Las obras también han llegado al par de librerías ubicadas en el interior de la plaza, que en su caso sí han podido evitar el desalojo (se especuló con su desmantelamiento para una completa renovación) y, de hecho, son parte del nuevo plan de reordenamiento y mejoramiento de espacios públicos, que busca fortalecer entre otras cosas la lectura en las plazas. “Ellos no sólo son comerciantes sino agentes de la cultura”, explica el intendente de Asunción, Arnaldo Samaniego.
La definición cultural de quienes se han posicionado contra el desalojo y posterior enrejamiento es muy distinta: plantar árboles donde ahora sólo crece el metal de una valla, instalar bebederos, y habitar el espacio con música, arte, asambleas y nuevas marchas. Durante el proceso de instalación de la verja se formó la Asamblea Popular Permanente que, todavía en activo, convocó en sus momentos de apogeo hasta 300 ciudadanos, entre ellos el cantautor Alberto Rodas: “Ningún muro va a detener al pueblo paraguayo”. Para todos ellos, el cercado que escolta hoy a la plaza Uruguaya boicotea el uso ciudadano de este espacio público.

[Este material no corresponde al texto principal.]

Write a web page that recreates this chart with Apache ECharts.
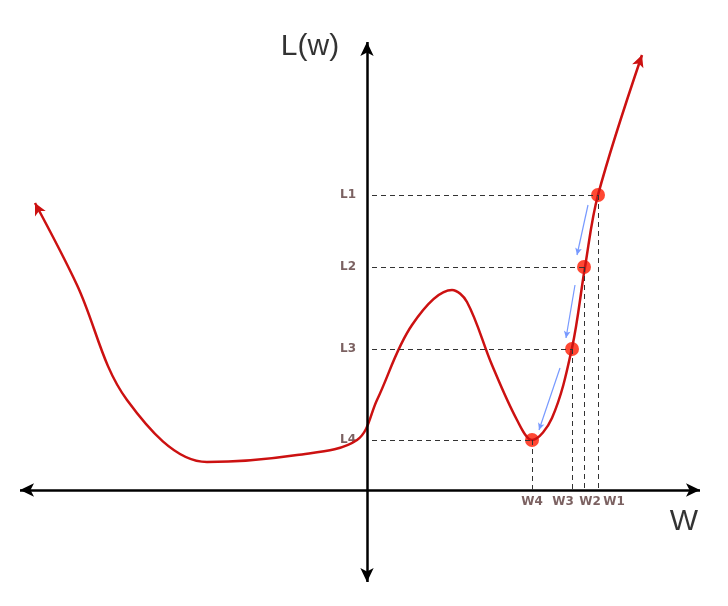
<!DOCTYPE html>
<html>
<head>
<meta charset="utf-8">
<title>L(w)</title>
<script src="https://cdn.jsdelivr.net/npm/echarts@6/dist/echarts.min.js"></script>
</head>
<body style="margin:0">
<div id="main" style="width:728px;height:606px;"></div>
<script type="text/javascript">
// data in pixel-like units, origin at the axes crossing
var curveX = [-332, -290, -240, -160, -70, -10, 10, 45, 85, 100, 125, 150, 165, 185, 205, 218, 231, 275];
var curveY = [287, 205, 90, 28, 35, 50, 90, 165, 200, 188, 125, 70, 50, 72, 142, 223, 295, 435];
var stepW = [231, 217, 205, 165];
var stepL = [295, 223, 141, 50];
var lLabels = ['L1', 'L2', 'L3', 'L4'];
var wLabels = ['W1', 'W2', 'W3', 'W4'];
var wLabelX = [247, 223, 196, 165];
var blueFrom = [[221, 285], [208, 205], [193, 122]];
var blueTo = [[210, 235], [199, 152], [172, 60]];

var curve = curveX.map(function (x, i) { return [x, curveY[i]]; });
var n = curve.length;

var dashes = [];
for (var i = 0; i < 4; i++) {
    dashes.push([{coord: [5, stepL[i]]}, {coord: [stepW[i], stepL[i]]}]);
    dashes.push([{coord: [stepW[i], stepL[i]]}, {coord: [stepW[i], 0]}]);
}

var chart = echarts.init(document.getElementById('main'));
chart.setOption({
    animation: false,
    grid: {left: 0, right: 0, top: 0, bottom: 0},
    xAxis: {type: 'value', min: -367, max: 361, show: false},
    yAxis: {type: 'value', min: -116, max: 490, show: false},
    series: [
        {
            type: 'line', data: [], silent: true,
            markLine: {
                silent: true, symbol: ['arrow', 'arrow'], symbolSize: [10, 14],
                label: {show: false},
                lineStyle: {color: '#000', width: 2.5, type: 'solid'},
                data: [
                    [{coord: [-347, 0]}, {coord: [333, 0]}],
                    [{coord: [0, -92]}, {coord: [0, 448]}]
                ]
            }
        },
        {
            type: 'line', data: [], silent: true,
            markLine: {
                silent: true, symbol: ['none', 'none'], label: {show: false},
                lineStyle: {color: '#333', width: 1, type: [5, 4]},
                data: dashes
            }
        },
        {
            type: 'line', smooth: 0.35, data: curve, showSymbol: false,
            lineStyle: {color: '#cc1111', width: 2.5},
            markLine: {
                silent: true, symbol: ['none', 'arrow'], symbolSize: [9, 12], label: {show: false},
                lineStyle: {color: '#cc1111', width: 0.1, type: 'solid'},
                data: [
                    [{coord: [-328, 279]}, {coord: curve[0]}],
                    [{coord: [272, 427]}, {coord: curve[n - 1]}]
                ]
            }
        },
        {
            type: 'line', data: [], silent: true,
            markLine: {
                silent: true, symbol: ['none', 'arrow'], symbolSize: [5, 7], label: {show: false},
                lineStyle: {color: '#7799ff', width: 1.2, type: 'solid'},
                data: blueFrom.map(function (p, i) { return [{coord: p}, {coord: blueTo[i]}]; })
            }
        },
        {
            type: 'scatter', symbolSize: 14, itemStyle: {color: '#ff1a00'},
            data: stepW.map(function (w, i) { return [w, stepL[i]]; })
        },
        {
            type: 'scatter', symbolSize: 0,
            label: {show: true, formatter: function (p) { return lLabels[p.dataIndex]; },
                color: '#5a3a3a', fontWeight: 'bold', fontSize: 12, fontFamily: 'DejaVu Sans'},
            data: stepL.map(function (l) { return [-19, l]; })
        },
        {
            type: 'scatter', symbolSize: 0,
            label: {show: true, formatter: function (p) { return wLabels[p.dataIndex]; },
                color: '#5a3a3a', fontWeight: 'bold', fontSize: 12, fontFamily: 'DejaVu Sans'},
            data: wLabelX.map(function (x) { return [x, -12]; })
        },
        {
            type: 'scatter', symbolSize: 0,
            label: {show: true, formatter: function (p) { return ['L(w)', 'W'][p.dataIndex]; },
                color: '#000', fontSize: 30, fontFamily: 'Liberation Sans'},
            data: [[-57, 443], [317, -32]]
        }
    ]
});
</script>
</body>
</html>
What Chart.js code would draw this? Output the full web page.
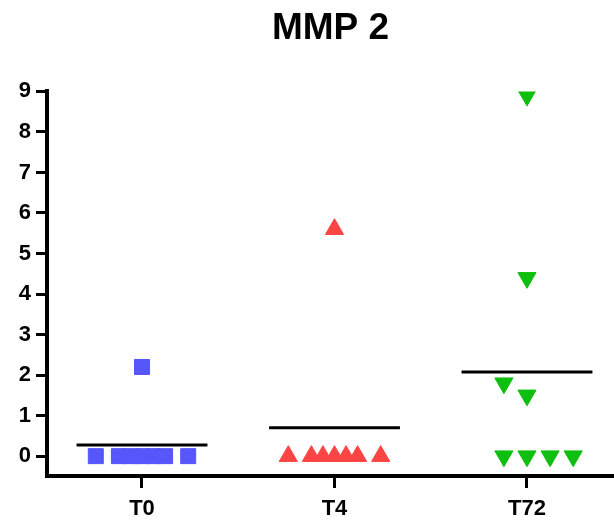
<!DOCTYPE html>
<html>
<head>
<meta charset="utf-8">
<script src="https://cdn.jsdelivr.net/npm/chart.js@4.4.1/dist/chart.umd.min.js"></script>
<style>
  html, body { margin: 0; padding: 0; background: #fff; }
  #chart_box { width: 614px; height: 521px; }
</style>
</head>
<body>
<div id="chart_box"><canvas id="mmp2" width="614" height="521"></canvas></div>
<script>
// values
const categories = ['T0', 'T4', 'T72'];
const t0Values = [2.2, 0, 0, 0, 0, 0, 0, 0];
const t4Values = [5.6, 0, 0, 0, 0, 0, 0, 0];
const t72Values = [8.9, 4.4, 1.8, 1.5, 0, 0, 0, 0];
const yTicks = [0, 1, 2, 3, 4, 5, 6, 7, 8, 9];

const FONT = 'Liberation Sans, Arial, sans-serif';

function mean(arr) {
  return arr.reduce((a, b) => a + b, 0) / arr.length;
}

// spread points with (nearly) equal values side by side, like a dot plot
// big groups: the two outer points go wide, the middle ones get squeezed
function spreadPoints(values, center) {
  let sorted = values.slice().sort((a, b) => b - a);
  let clusters = [];
  sorted.forEach(v => {
    let last = clusters[clusters.length - 1];
    if (last && last[last.length - 1] - v < 0.45) last.push(v);
    else clusters.push([v]);
  });
  let pts = [];
  clusters.forEach(c => {
    let n = c.length;
    if (n > 5) {
      let inner = n - 2;
      c.forEach((v, k) => {
        let off;
        if (k == 0) off = -0.24;
        else if (k == n - 1) off = 0.24;
        else off = (k - 1 - (inner - 1) / 2) * 0.06;
        pts.push({ x: center + off, y: v });
      });
    } else {
      let start = n > 1 ? -1 : 0;
      c.forEach((v, k) => pts.push({ x: center + (start + k) * 0.12, y: v }));
    }
  });
  return pts;
}

function meanLine(values, center) {
  let m = mean(values);
  return [{ x: center - 0.34, y: m }, { x: center + 0.34, y: m }];
}

function renderChart() {
  let groups = [t0Values, t4Values, t72Values];
  let datasets = [
    {
      label: 'T0', data: spreadPoints(t0Values, 0),
      pointStyle: 'rect', pointRadius: 10.6, borderWidth: 1,
      backgroundColor: '#5656fb', borderColor: '#5656fb', showLine: false
    },
    {
      label: 'T4', data: spreadPoints(t4Values, 1),
      pointStyle: 'triangle', pointRadius: 10.5, borderWidth: 1,
      backgroundColor: '#fb4444', borderColor: '#fb4444', showLine: false
    },
    {
      label: 'T72', data: spreadPoints(t72Values, 2),
      pointStyle: 'triangle', rotation: 180, pointRadius: 10.5, borderWidth: 1,
      backgroundColor: '#0fbf0f', borderColor: '#0fbf0f', showLine: false
    }
  ];
  groups.forEach((g, i) => {
    datasets.push({
      label: 'mean ' + categories[i], data: meanLine(g, i),
      showLine: true, borderColor: '#000', borderWidth: 3, pointRadius: 0
    });
  });

  new Chart(document.getElementById('mmp2'), {
    type: 'scatter',
    data: { datasets: datasets },
    options: {
      responsive: false,
      animation: false,
      devicePixelRatio: 1,
      layout: { padding: 0, autoPadding: false },
      plugins: {
        legend: { display: false },
        tooltip: { enabled: false },
        title: {
          display: true, text: 'MMP 2', color: '#000', fullSize: false,
          font: { family: FONT, size: 37, weight: 'bold' },
          padding: { top: 7, bottom: 40 }
        }
      },
      scales: {
        x: {
          type: 'linear', min: -0.4935, max: 2.452,
          afterBuildTicks: s => { s.ticks = categories.map((c, i) => ({ value: i })) },
          afterFit: s => { s.height = 45; s.paddingLeft = 0; s.paddingRight = 0 },
          ticks: {
            callback: v => categories[Math.round(v)],
            color: '#000', padding: 8, maxRotation: 0,
            font: { family: FONT, size: 22, weight: 'bold' }
          },
          grid: { drawOnChartArea: false, tickLength: 12, tickWidth: 3, tickColor: '#000' },
          border: { display: true, color: '#000', width: 4 }
        },
        y: {
          type: 'linear', min: -0.49, max: 9,
          afterBuildTicks: s => { s.ticks = yTicks.map(v => ({ value: v })) },
          afterFit: s => { s.width = 47 },
          ticks: {
            color: '#000', padding: 5,
            font: { family: FONT, size: 22, weight: 'bold' }
          },
          grid: { drawOnChartArea: false, tickLength: 11, tickWidth: 3, tickColor: '#000' },
          border: { display: true, color: '#000', width: 4 }
        }
      }
    }
  });
}

renderChart();
</script>
</body>
</html>
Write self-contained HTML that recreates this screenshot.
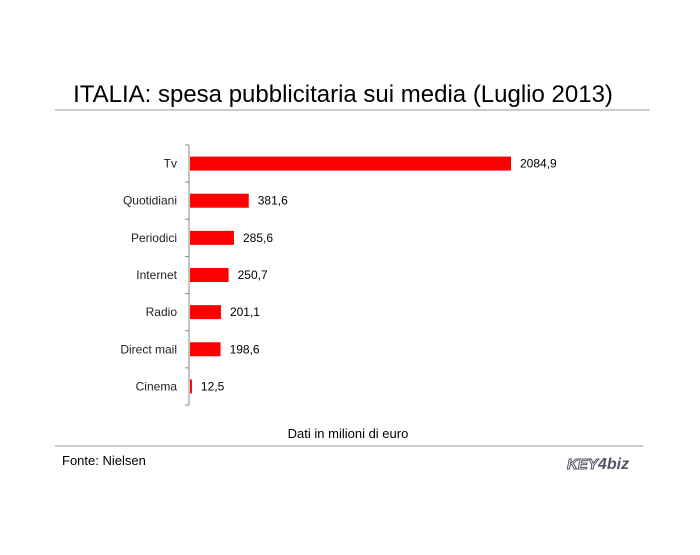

El gobiernos del presidente Fernando Lugo, que días antes había autorizado la instalación de un logotipo de una conocida marca de refrescos en una plaza aledaña, recibió la siguiente misiva: “El enredamiento de la plaza Uruguaya trae aparejado el mecanismo de ocultamiento de varios problemas sociales, la exclusión de las personas pobres de los espacios públicos, los procesos de cierta modernización del centro de la ciudad liderada por empresas privadas y transnacionales con su modernidad de consumo, y los históricos silencios sobre la usurpación de tierras urbanas destinadas a espacios verdes-públicos. Desnuda que en Paraguay por mucho tiempo lo público se entendió –y quizá se entiende aún- como botín de unos pocos, como espacio a usurpar, como propiedad privada de quien gobierna”.